Already you can tell that it has a very weak script. The Bricklayer is one of the most cliche filled action movies of recent years that it is actually impressive. There’s particularly a conversation early on between Aaron Eckhart, Nina Dobrev and Tim Blake Nelson which keeps loading one action cliche onto another, it got to a point that it became unintentionally funny. Unfortunately, the movie wasn’t as entertaining as I hoped it would be. On the whole, it is just a very formulaic action movie with a forgettable plot and very little surprises. Familiarity aside, the movie is largely dull, shifting between having characters giving expositional dialogue, and then having action scenes to liven things up. For this setup, I feel like this movie might have benefitted from a pulpier and sillier vibe. At some points, the lead character kills people with bricklaying tools, and even one of his earlier dialogues is literally “I’m the Bricklayer”. Leaning a bit into that absurdity might’ve given the movie some personality.

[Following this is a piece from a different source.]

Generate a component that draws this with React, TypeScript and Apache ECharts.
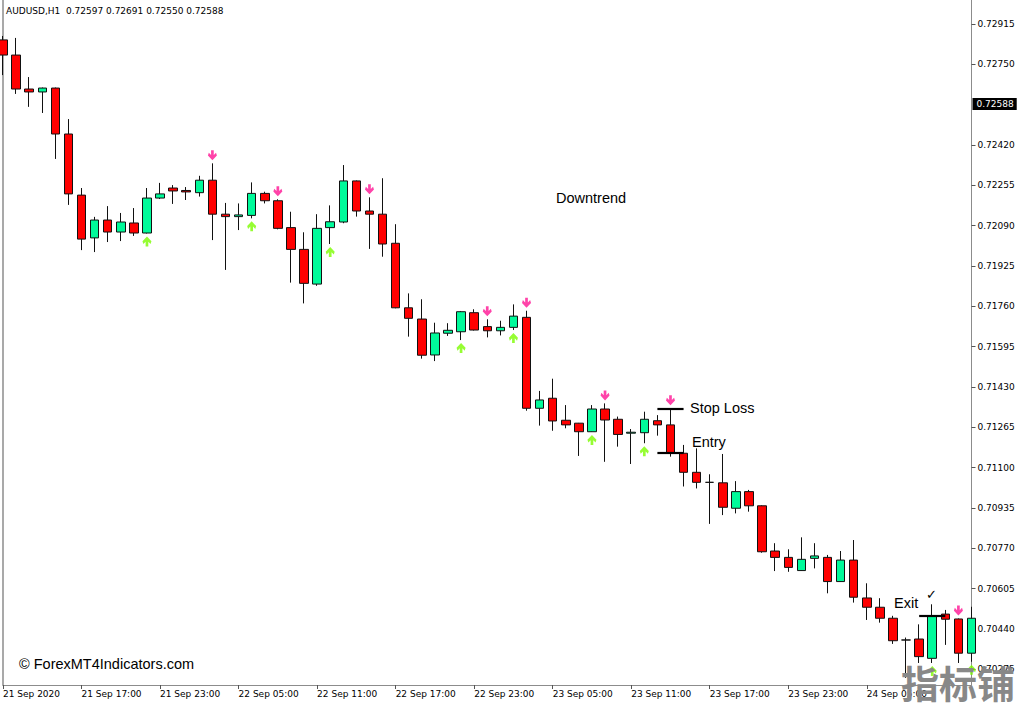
import React, { useEffect, useRef } from "react";
import * as echarts from "echarts";

// ---- data ----
const START_DAY = 21;
const START_HOUR = 11;
const BAR_COUNT = 75;
const CATEGORIES: string[] = Array.from({ length: BAR_COUNT }, (_, i) => {
  const h = START_HOUR + i;
  const d = START_DAY + Math.floor(h / 24);
  const hh = h % 24;
  return `${d} Sep ${String(hh).padStart(2, "0")}:00`;
});
const FIRST_LABEL = "21 Sep 2020";

const OPEN = [
  0.7285, 0.72788, 0.72649, 0.72637, 0.72653, 0.72465, 0.72215, 0.7204, 0.72113, 0.72064,
  0.72101, 0.7206, 0.72203, 0.72244, 0.72234, 0.72225, 0.72276, 0.72137, 0.72127, 0.72132,
  0.72222, 0.72192, 0.72082, 0.71993, 0.71851, 0.72082, 0.72105, 0.72273, 0.7215, 0.72137,
  0.72018, 0.71754, 0.71708, 0.71561, 0.7165, 0.71656, 0.71734, 0.71677, 0.7166, 0.71674,
  0.71715, 0.71343, 0.71384, 0.71294, 0.71282, 0.71247, 0.7134, 0.71298, 0.71241, 0.71243,
  0.71292, 0.71275, 0.71159, 0.71081, 0.7104, 0.71038, 0.70934, 0.71002, 0.70944, 0.70759,
  0.70733, 0.70679, 0.70729, 0.70733, 0.70634, 0.70722, 0.70567, 0.70529, 0.70484, 0.70395,
  0.70399, 0.7032, 0.70501, 0.70481, 0.70341,
];
const HIGH = [
  0.72866, 0.72858, 0.72698, 0.72655, 0.72655, 0.72526, 0.72244, 0.72126, 0.7217, 0.72142,
  0.72162, 0.72244, 0.72265, 0.72256, 0.72248, 0.72294, 0.72345, 0.72183, 0.72181, 0.72267,
  0.72229, 0.72198, 0.72147, 0.72063, 0.72137, 0.72173, 0.72338, 0.72275, 0.72206, 0.72284,
  0.72096, 0.71813, 0.71789, 0.71693, 0.71691, 0.71741, 0.71748, 0.71707, 0.71701, 0.71768,
  0.71742, 0.71414, 0.71464, 0.71356, 0.71283, 0.71356, 0.71363, 0.71309, 0.71258, 0.71329,
  0.71315, 0.71343, 0.71193, 0.71179, 0.71073, 0.71156, 0.71045, 0.71009, 0.70946, 0.70791,
  0.70766, 0.70815, 0.70791, 0.70743, 0.70759, 0.70804, 0.70627, 0.70566, 0.70494, 0.70405,
  0.70459, 0.70541, 0.70518, 0.70483, 0.70531,
];
const LOW = [
  0.72706, 0.72629, 0.72576, 0.72551, 0.72363, 0.72175, 0.7199, 0.71982, 0.72023, 0.72027,
  0.72048, 0.72058, 0.72199, 0.72179, 0.72195, 0.72209, 0.72031, 0.71909, 0.72072, 0.7212,
  0.72181, 0.72075, 0.71857, 0.71772, 0.71844, 0.72015, 0.721, 0.72127, 0.71995, 0.71963,
  0.71752, 0.71636, 0.71546, 0.71536, 0.71639, 0.71622, 0.71661, 0.71633, 0.71641, 0.71663,
  0.71333, 0.71272, 0.71251, 0.71261, 0.71148, 0.71246, 0.71124, 0.71186, 0.71115, 0.712,
  0.71231, 0.71145, 0.71023, 0.71015, 0.7087, 0.70906, 0.70913, 0.7092, 0.70752, 0.70677,
  0.70674, 0.70678, 0.70688, 0.70586, 0.70633, 0.70548, 0.70477, 0.70466, 0.70379, 0.7024,
  0.70301, 0.70301, 0.70375, 0.70301, 0.70306,
];
const CLOSE = [
  0.72788, 0.72649, 0.72637, 0.72653, 0.72465, 0.7222, 0.72035, 0.72113, 0.72064, 0.72105,
  0.7206, 0.72203, 0.7222, 0.72232, 0.72228, 0.72276, 0.72137, 0.72127, 0.72134, 0.72222,
  0.72192, 0.72079, 0.71993, 0.71854, 0.72079, 0.72106, 0.72273, 0.7215, 0.72137, 0.72015,
  0.71754, 0.71711, 0.7156, 0.71651, 0.71662, 0.71738, 0.71663, 0.7166, 0.71674, 0.7172,
  0.71343, 0.71377, 0.71291, 0.71275, 0.71247, 0.7134, 0.71295, 0.71236, 0.71245, 0.71298,
  0.71275, 0.71159, 0.71081, 0.7104, 0.7104, 0.70938, 0.71002, 0.70944, 0.70756, 0.70733,
  0.70692, 0.70725, 0.70739, 0.70634, 0.70722, 0.7057, 0.70529, 0.70484, 0.70392, 0.70395,
  0.70327, 0.70493, 0.7048, 0.70341, 0.70484,
];

const UP_ARROW_BARS = [11, 19, 25, 35, 39, 45, 49, 71, 74];
const DOWN_ARROW_BARS = [16, 21, 28, 37, 40, 46, 51, 73];

const PRICE_TICKS = [
  0.72915, 0.7275, 0.7242, 0.72255, 0.7209, 0.71925, 0.7176, 0.71595, 0.7143, 0.71265,
  0.711, 0.70935, 0.7077, 0.70605, 0.7044, 0.70275,
];
const Y_MIN = 0.702109;
const Y_MAX = 0.730132;
const CURRENT_PRICE = 0.72588;
const HEADER_SYMBOL = "AUDUSD,H1";
const HEADER_OHLC = ["0.72597", "0.72691", "0.72550", "0.72588"];

const STOP_LOSS = { price: 0.71343, from: 50, to: 52 };
const ENTRY = { price: 0.71159, from: 50, to: 52 };
const EXIT = { price: 0.70495, from: 70, to: 72 };

const BULL = "#00FA9A";
const BEAR = "#FF0000";
const UP_COLOR = "#7CFC00";
const DOWN_COLOR = "#FF1493";
const AXIS_GREY = "#8c8c8c";
const TAHOMA = '"DejaVu Sans", sans-serif';
const ARIAL = '"Liberation Sans", Arial, sans-serif';

const DOWN_ARROW =
  "path://M3.5,0 L6.5,0 L6.5,5 L9,2.5 L10,5.5 L5,10.5 L0,5.5 L1,2.5 L3.5,5 Z";
const UP_ARROW =
  "path://M3.5,10.5 L6.5,10.5 L6.5,5.5 L9,8 L10,5 L5,0 L0,5 L1,8 L3.5,5.5 Z";

export default function App() {
  const ref = useRef<HTMLDivElement | null>(null);

  useEffect(() => {
    if (!ref.current) return;
    const chart = echarts.init(ref.current, null, { renderer: "svg" });

    const candleData = OPEN.map((o, i) => [o, CLOSE[i], LOW[i], HIGH[i]]);
    const levelLine = (lv: { price: number; from: number; to: number }) => [
      {
        coord: [CATEGORIES[lv.from], lv.price],
        symbol: "none",
        lineStyle: { color: "#000", width: 2.2, type: "solid" },
        label: { show: false },
      },
      { coord: [CATEGORIES[lv.to], lv.price], symbol: "none" },
    ];

    const textEl = (text: string, x: number, y: number, font: string, fill = "#000") => ({
      type: "text",
      x,
      y,
      z: 100,
      style: { text, font, fill, textAlign: "left", verticalAlign: "middle", textVerticalAlign: "middle" },
    });

    chart.setOption({
      animation: false,
      backgroundColor: "#ffffff",
      grid: { left: 2.5, right: 52.5, top: 0, bottom: 20, containLabel: false },
      xAxis: {
        type: "category",
        data: CATEGORIES,
        boundaryGap: false,
        axisLine: { show: true, lineStyle: { color: AXIS_GREY, width: 1 } },
        axisTick: { show: true, interval: 5, length: 4, lineStyle: { color: "#555" } },
        axisLabel: {
          interval: 5,
          showMaxLabel: false,
          margin: 4,
          align: "left",
          color: "#000",
          fontFamily: TAHOMA,
          fontSize: 9,
          formatter: (v: string, idx: number) => (idx === 0 ? FIRST_LABEL : v),
        },
        splitLine: { show: false },
      },
      yAxis: [
        {
          type: "value",
          position: "right",
          min: Y_MIN,
          max: Y_MAX,
          scale: true,
          axisLine: { show: true, lineStyle: { color: AXIS_GREY, width: 1 } },
          axisTick: { show: true, length: 4, customValues: PRICE_TICKS, lineStyle: { color: "#555" } },
          axisLabel: {
            customValues: PRICE_TICKS,
            margin: 6,
            color: "#000",
            fontFamily: TAHOMA,
            fontSize: 9,
            formatter: (v: number) => v.toFixed(5),
          },
          splitLine: { show: false },
        },
        {
          type: "value",
          position: "left",
          min: Y_MIN,
          max: Y_MAX,
          axisLine: { show: true, lineStyle: { color: AXIS_GREY, width: 1.5 } },
          axisTick: { show: false },
          axisLabel: { show: false },
          splitLine: { show: false },
        },
      ],
      series: [
        {
          type: "candlestick",
          data: candleData,
          barWidth: 9,
          itemStyle: {
            color: BULL,
            color0: BEAR,
            borderColor: "#111",
            borderColor0: "#111",
            borderWidth: 1,
          },
          markLine: {
            silent: true,
            symbol: ["none", "none"],
            animation: false,
            data: [
              [
                {
                  coord: [CATEGORIES[0], CURRENT_PRICE],
                  symbol: "none",
                  lineStyle: { color: "rgba(0,0,0,0)", width: 1, type: "solid" },
                  label: {
                    show: true,
                    position: "end",
                    distance: 1,
                    formatter: CURRENT_PRICE.toFixed(5),
                    backgroundColor: "#000",
                    color: "#fff",
                    fontFamily: TAHOMA,
                    fontSize: 9,
                    padding: [2, 3, 1, 4],
                  },
                },
                { coord: [CATEGORIES[BAR_COUNT - 1], CURRENT_PRICE], symbol: "none" },
              ],
              levelLine(STOP_LOSS),
              levelLine(ENTRY),
              levelLine(EXIT),
            ],
          },
        },
        {
          type: "scatter",
          data: UP_ARROW_BARS.map((i) => [i, LOW[i]]),
          symbol: UP_ARROW,
          symbolSize: [9, 10],
          symbolOffset: [0, 8],
          itemStyle: { color: UP_COLOR },
          silent: true,
          z: 5,
        },
        {
          type: "scatter",
          data: DOWN_ARROW_BARS.map((i) => [i, HIGH[i]]),
          symbol: DOWN_ARROW,
          symbolSize: [9, 10],
          symbolOffset: [0, -8],
          itemStyle: { color: DOWN_COLOR },
          silent: true,
          z: 5,
        },
      ],
      graphic: [
        textEl(`${HEADER_SYMBOL}  ${HEADER_OHLC.join(" ")}`, 6, 11, `9px ${TAHOMA}`),
        textEl("Downtrend", 556, 198, `14.5px ${ARIAL}`),
        textEl("Stop Loss", 690, 408, `14.5px ${ARIAL}`),
        textEl("Entry", 692, 442, `14.5px ${ARIAL}`),
        textEl("Exit", 894, 603, `14.5px ${ARIAL}`),
        textEl("\u2713", 926, 594, `13px ${TAHOMA}`),
        textEl("\u00A9 ForexMT4Indicators.com", 19, 664, `14.5px ${ARIAL}`),
        {
          type: "text",
          x: 901,
          y: 681,
          z: 200,
          zlevel: 0,
          style: {
            text: "指标铺",
            font: 'bold 38px "Noto Sans CJK SC", sans-serif',
            fill: "#888888",
            textAlign: "left",
            verticalAlign: "middle",
            textVerticalAlign: "middle",
          },
        },
      ],
    });

    return () => chart.dispose();
  }, []);

  return (
    <div
      ref={ref}
      style={{ position: "fixed", left: 0, top: 0, width: 1024, height: 705, background: "#fff" }}
    />
  );
}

Aaron Eckhart plays the titular character and he does work as an action star, delivering very well in the action scenes. Outside of that, his character is a walking cliche and there’s not much to him, so Eckhart is just left playing the grizzled spy role. Nina Dobrev is also fine as the other lead of the movie, though she and Eckhart don’t share much chemistry together.

Renny Harlin has made plenty of action movies ranging in quality from Cliffhanger and The Long Kiss Goodnight to The Legend of Hercules. With his latest, he’s definitely made better movies but this isn’t his worst. The action is decent and competent enough, and the fight scenes are satisfyingly crunchy, though the scenes not involving bricklaying tools and equipment aren’t particularly memorable.

The Bricklayer has some entertaining set pieces, but overall, it is a pretty generic and cliche-filled action flick.